Luke seems frustrated that Harris did not attempt to quell all of those "little fires" that Craig set up. But it's my belief that in this case, we must defer to the keenness of the audience. Just as Christians seem to enjoy debates as a chance to reinforce their group cohesion by seeing their favorite apologist recite their favorite "stick it to the atheists" arguments, Luke seems to want Craig to squirm under the ferocity of an atheist who will take him down point by point. But it's my view that in a debate format like this, which Craig clearly favors, it's a mistake to simply try to chase the tail of one's opponent. The broader point – that science can provide a framework for moral values – was successfully argued Harris successfully argued his broader point – that science does provide a framework for objective moral values. But given that Luke has some misguided criticisms of Harris' view, it seems he'd rather hear Harris chase down Craig's rhetoric rather than argue his central thesis. Harris had to choose his battles carefully, and I think he was right to let some of Craig's tactics slide in order to focus on his core argument, to which Craig did not offer a rebuttal.

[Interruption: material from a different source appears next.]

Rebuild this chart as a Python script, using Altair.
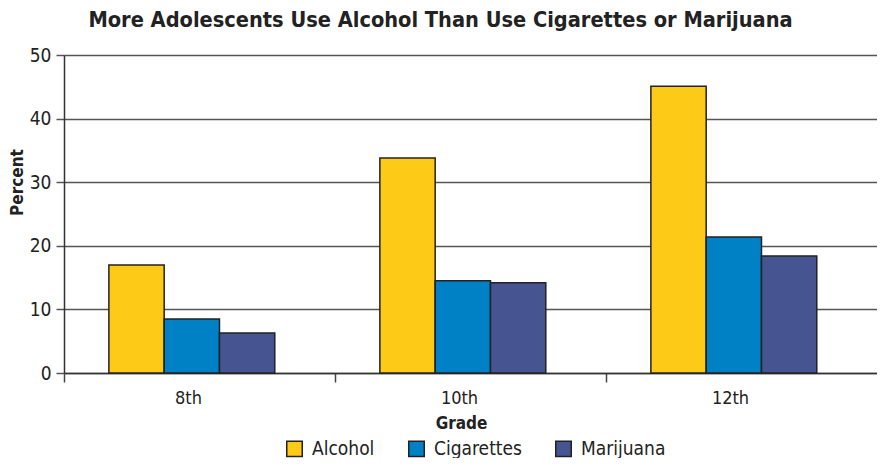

Personally, I'm not particularly enamored with debates in general. I much prefer a more discussion-style format, which Craig tactfully avoids these days for reasons that are all too clear when one views his performance in such debates. These more academic-style debates seem to me, on both sides, to be mostly exercises in rhetoric. I'd be lying if I said I ever learned anything interesting from them. I also think they lend far too much credence to what I view as silly ideas – which, incidentally, is why I think Richard Dawkins is right for refusing to debate creationists. Why give such nonsense a platform in which the affirmative position can ramble unchallenged for 20 minutes, framing the debate to favor their side in the process? There are much more constructive ways to learn and critique conflicting ideas.